Preloading fonts is a footgun

Issue with preloading fonts:

  • fonts are typically quite heavy due to permutations of variants, weights, glyphs etc and take up significant network bandwidth. This means they can easily block other resources that should be fetched first, such as CSS.. Sadly it is easy to trip over this problem. This is good write-up of the problem from Andy Davies.
  • above issue is compounded due to variance in behavior across different browsers
  • the need for preload depends to an extent on whether the font needs to be render-blocking plus whether it is late discovered (buried behind a CSS round trip). Without knowing the answers, it is unwise to simply default to adding a preload.
  • NOTE: Render blocking fonts may be needed in cases where they are branding critical. However many fonts can be made non-render-blocking (with display value swap or optional)

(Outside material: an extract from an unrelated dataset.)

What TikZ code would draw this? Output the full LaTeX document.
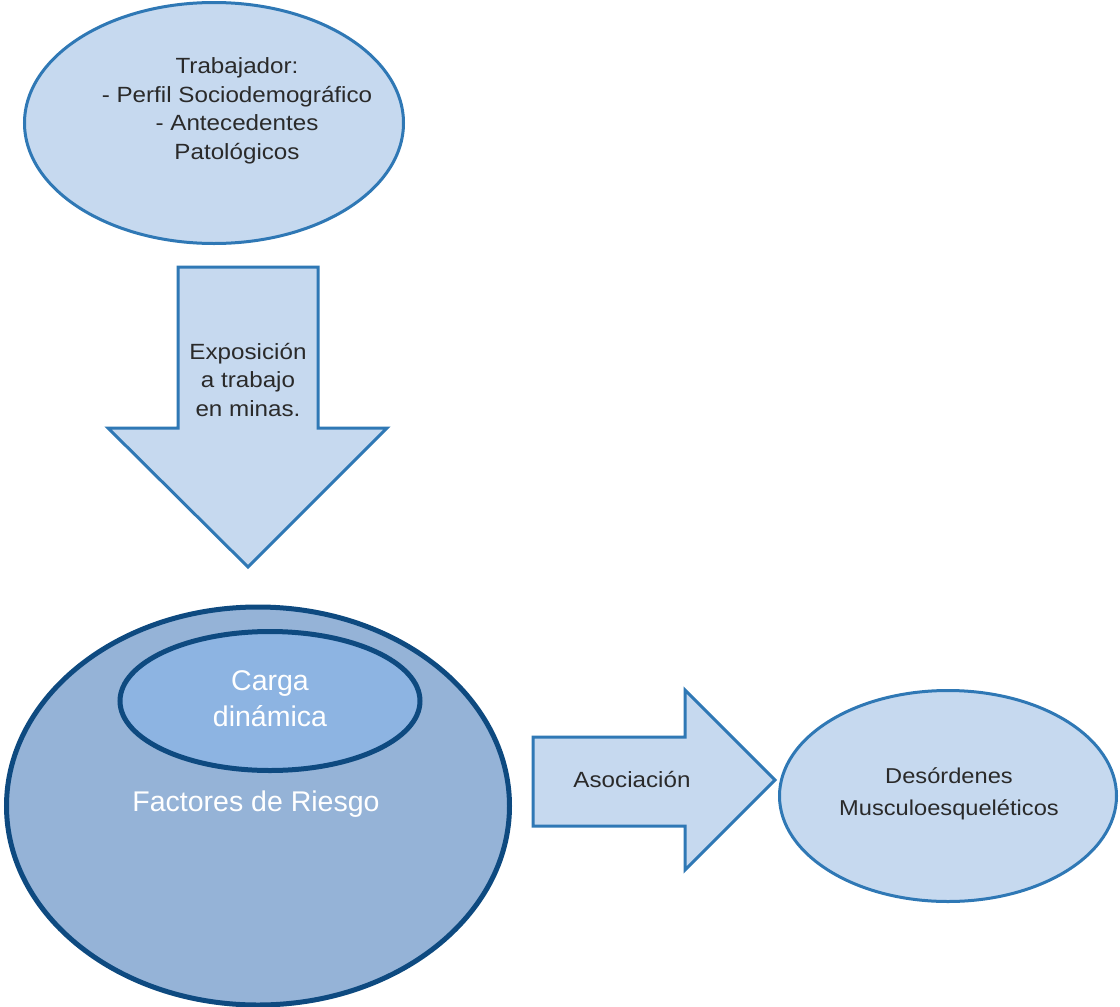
\documentclass[tikz,border=0pt]{standalone}
\usepackage{fontspec}
\setmainfont{Liberation Sans}
\newfontfamily\widefont[FakeStretch=1.1]{Liberation Sans}
\usetikzlibrary{shapes.geometric}
\definecolor{lightfill}{HTML}{C6D9EF}
\definecolor{lightline}{HTML}{2F78B5}
\definecolor{bigfill}{HTML}{95B3D7}
\definecolor{innerfill}{HTML}{8DB4E2}
\definecolor{darkline}{HTML}{0E4A80}
\definecolor{txtdark}{HTML}{2A2A2A}
\tikzset{
  lightshape/.style={fill=lightfill, draw=lightline, line width=3pt, line join=miter},
  bigshape/.style={ellipse, fill=bigfill, draw=darkline, line width=5pt, inner sep=0pt},
  innershape/.style={ellipse, fill=innerfill, draw=darkline, line width=5pt, inner sep=0pt},
  lightell/.style={ellipse, lightshape, inner sep=0pt},
  darktxt/.style={text=txtdark, align=center, font=\widefont\fontsize{22}{28.5}\selectfont, inner sep=0pt},
  whitetxt/.style={text=white, align=center, font=\fontsize{28.5}{36}\selectfont, inner sep=0pt}
}
\begin{document}
\begin{tikzpicture}[x=1pt,y=-1pt]
\useasboundingbox[fill=white] (0,0) rectangle (1120,1007);

% top ellipse
\node[lightell, minimum width=379pt, minimum height=241pt] (trab) at (214,123) {};
\node[darktxt] (trabtxt) at (237,111) {Trabajador:\\- Perfil Sociodemográfico\\- Antecedentes\\Patológicos};

% down arrow
\draw[lightshape] (178,267) -- (318,267) -- (318,428) -- (387,428) -- (248,567) -- (108,428) -- (178,428) -- cycle;
\node[darktxt] (expo) at (248,380) {Exposición\\a trabajo\\en minas.};

% big ellipse
\node[bigshape, minimum width=503pt, minimum height=398pt] (fact) at (258,806) {};
\node[innershape, minimum width=300pt, minimum height=139pt] (carga) at (270,701) {};
\node[whitetxt] (cargatxt) at (270,699) {Carga\\dinámica};
\node[whitetxt] (facttxt) at (256,804) {Factores de Riesgo};

% right arrow
\draw[lightshape] (533,737) -- (685,737) -- (685,690) -- (775,780) -- (685,870) -- (685,826) -- (533,826) -- cycle;
\node[darktxt] (asoc) at (632,779) {Asociación};

% right ellipse
\node[lightell, minimum width=337pt, minimum height=211pt] (dme) at (948,796) {};
\node[darktxt, font=\widefont\fontsize{21.5}{32}\selectfont] (dmetxt) at (949,794) {Desórdenes\\Musculoesqueléticos};
\end{tikzpicture}
\end{document}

Okay, so when should I preload?

NOTE: After the preload bug is fixed -- I will reassess if it can be promoted for “hidden” late-discovered resources -- currently that is both the most compelling usecase for preload, but also non-trivial and costly to developers, due to the bug.

Preload can be avoided in many cases, with alternative strategies such as inlining of critical CSS and inlining font-css. Preconnect can fill the gaps for some external resources.

Also blurry placeholder for LCP image reduces the need for preloading LCP image, by improving UX significantly (LCP metric still needs to catch up here unfortunately, as it currently doesn’t intend to reward the placeholder)

A good use-case for preload is external CSS, for optimizing FCP.

Preloading LCP image can make sense, but it gets into the “power user” territory, as one has to also preload and maintain critical resources for FCP such as CSS and fonts.

Preloading fonts is squarely power user territory, it can be useful in cases where:

  • when fonts are late discovered after CSS is fetched and parsed, and CSS cannot be inlined
  • when fonts are render-blocking, and especially if they are also late discovered

NOTE: all the caveats mentioned in the previous section still apply.